Our Which Water Animal Are You? quiz assesses the ways we use water to determine how H2O savvy we really are. The majority of Brits are ‘ducks’, which means that while we are fairly conscious about conserving water (better than ‘elephants,’ who are slightly wasteful, or the very wasteful ‘fish’!), we can still make changes in our everyday routines to try to reach ‘camel’ status – the wisest water users of the four categories.
The combination of the bath, shower, tzet and sink make the bathroom the most water-centric room in the home.

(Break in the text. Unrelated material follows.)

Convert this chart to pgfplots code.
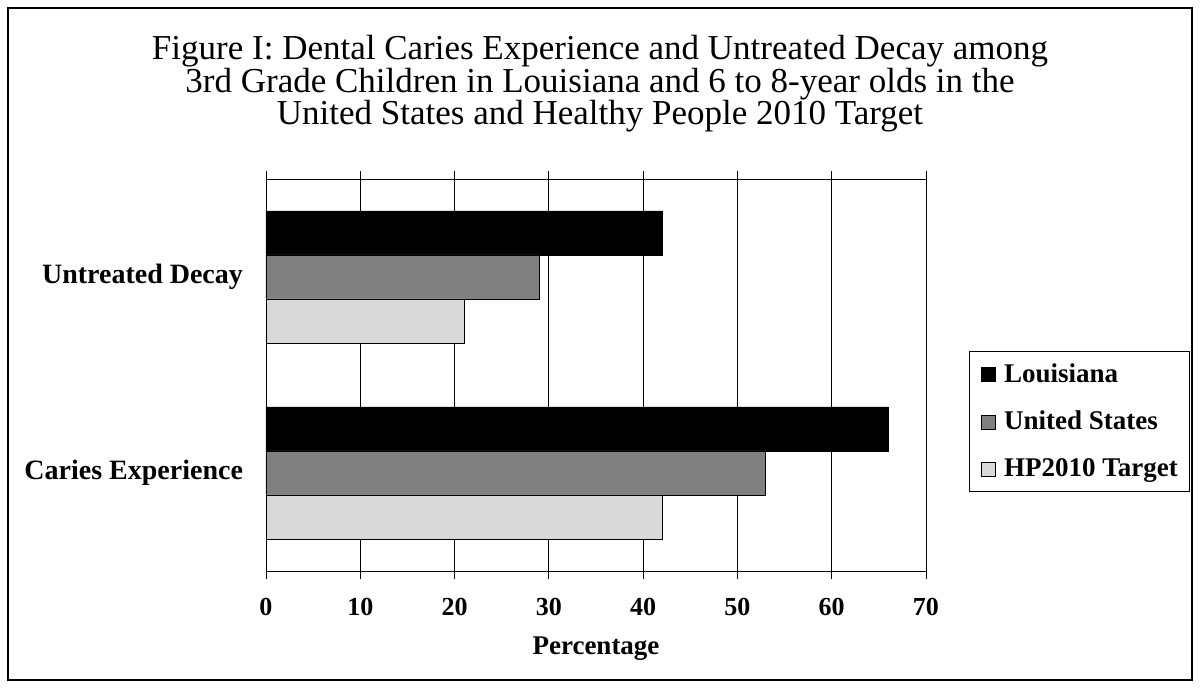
\documentclass[border=0pt]{standalone}
\usepackage{pgfplots}
\pgfplotsset{compat=1.18}
\usepackage{fontspec}
\setmainfont{Liberation Serif}
\definecolor{usgray}{RGB}{128,128,128}
\definecolor{hpgray}{RGB}{217,217,217}
\begin{document}
\begin{tikzpicture}
\path[use as bounding box] (0,0) rectangle (600pt,344pt);
\draw[line width=1.3pt] (4pt,4pt) rectangle (596pt,340pt);
\node[align=center, font=\fontsize{17.5}{16.25}\selectfont] at (300pt,302pt)
  {Figure I: Dental Caries Experience and Untreated Decay among\\
   3rd Grade Children in Louisiana and 6 to 8-year olds in the\\
   United States and Healthy People 2010 Target};
\begin{axis}[
  at={(133pt,58.5pt)}, anchor=south west,
  scale only axis, width=330pt, height=196pt,
  xbar, bar width=22pt,
  xmin=0, xmax=70, ymin=-0.5, ymax=1.5,
  xtick={0,10,...,70},
  ytick={0,1},
  yticklabels={Caries Experience, Untreated Decay},
  ytick style={draw=none},
  xtick style={black, thin},
  xtick align=outside,
  major tick length=4pt,
  xmajorgrids, grid style={black, thin},
  axis line style={black, thin},
  /pgf/number format/assume math mode=true,
  xticklabel style={font=\bfseries\fontsize{13}{15}\selectfont, yshift=-6pt},
  yticklabel style={font=\bfseries\fontsize{14}{16}\selectfont, xshift=-4pt},
  xlabel={Percentage},
  xlabel style={font=\bfseries\fontsize{13.5}{15}\selectfont, yshift=-3.5pt},
  legend style={at={(1.065,0.561)}, anchor=north west, draw=black, thin,
    font=\bfseries\fontsize{13.5}{15}\selectfont,
    row sep=9pt, inner xsep=4pt, inner ysep=4pt},
  legend cell align=left,
  legend image code/.code={\draw[#1,draw=black,thin] (2pt,-3.5pt) rectangle (9pt,3.5pt); \path (0pt,0pt) (11pt,0pt);},
]
\addplot[fill=black, draw=black, bar shift=22pt] coordinates {(66,0) (42,1)};
\addplot[fill=usgray, draw=black, bar shift=0pt] coordinates {(53,0) (29,1)};
\addplot[fill=hpgray, draw=black, bar shift=-22pt] coordinates {(42,0) (21,1)};
\legend{Louisiana, United States, HP2010 Target}
\end{axis}
\end{tikzpicture}
\end{document}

For the most part, Brits are mindful about water use in the bathroom – according to our findings, only one third of us spend more than 15 minutes in the shower, and 83% make sure not to flush unnecessary rubbish down the toilet.
However, with 65% admitting they leave the water running while brushing their teeth or shaving, it’s clear that there’s room for improvement:
- Turn off the taps: Whether you’re cleaning your teeth or washing your face, keep the taps turned off as much as possible – in the space of one minute, leaving them on can waste 6 litres.
- Smart systems: Consider installing water-saving systems in your bathroom, which can help to reduce usage when you’re not even thinking about it. A cistern, with adjustable flush volumes is a great way to increase efficiency. Shower-heads with eco modes are available across a range of price points, and will reduce wastage during your (shorter!) showers.
- Take a long, short bath: Reducing the height of your bathwater by 2.5 cm will save litres in the long run, and a thermaform bath will keep the temperature warmer for an extended period of time, so you can aid the environment and relax for longer.
Save water in the kitchen
One of the most active rooms in the home, the kitchen is a prime location for wasting water: according to our quiz, 65% admit that they wait for the tap to run cold before getting a drink, and nearly half wash fruit and veg under running water.
Here’s how you can turn squandering into saving:
- Drink on a needs basis: When it comes to your morning cup of tea or coffee, fill the kettle with only as much water as you know you’ll use. Let the taps take a break and keep a jug of water chilled in the fridge, which can a save up to 70 litres of water each week.
- Think about the dishes: If you have a dishwasher, avoid pre-rinsing whenever possible and wait until there’s a full load before you turn it on. When handwashing, use a washing-up bowl or plug.
- Fill a bowl: Whether you’re rinsing or defrosting, rather than running the tap, fill a bowl with water and use it to clean or thaw your vegetables or frozen food.
Save water in your weekly routine
Outside of the kitchen and bathroom, water plays a big part of our everyday routine, from buying bottled water (we found that over one third of Brits regularly choose this over tap water) to the mid-week wash.
Making little changes from day to day can result in a big difference:
- Change your chores: While we’re pretty good about filling the washing machine, 13% of us still waste water on a half-load or less, and 16% waste up to 1000 litres by watering their gardens with a hosepipe. Switching to a watering can during early morning or evening hours is better for both plants and water conservation.
- Benefit from DIY: Though it might seem like a minor annoyance, a dripping tap can cause thousands of litres of wastage over the course of a year. Fixing the issue as soon as you notice it will pay off in the long run.
- Eat less meat: With over 7 billion people to feed across the world, it’s no wonder that the agricultural industry is a majority player in water usage. While we might not realise it when biting into our dinners, our daily diet costs thousands of litres of water each day. Reducing meat intake is a great way to make a long-tail contribution to conservation.
Though it might only seem like a drop or a splash here and there, water usage adds up quickly in ways we don’t realise. From the bathroom to the garden, there are many simple things we can do order to contribute to the World Water Day effort – so embrace your inner camel and conserve!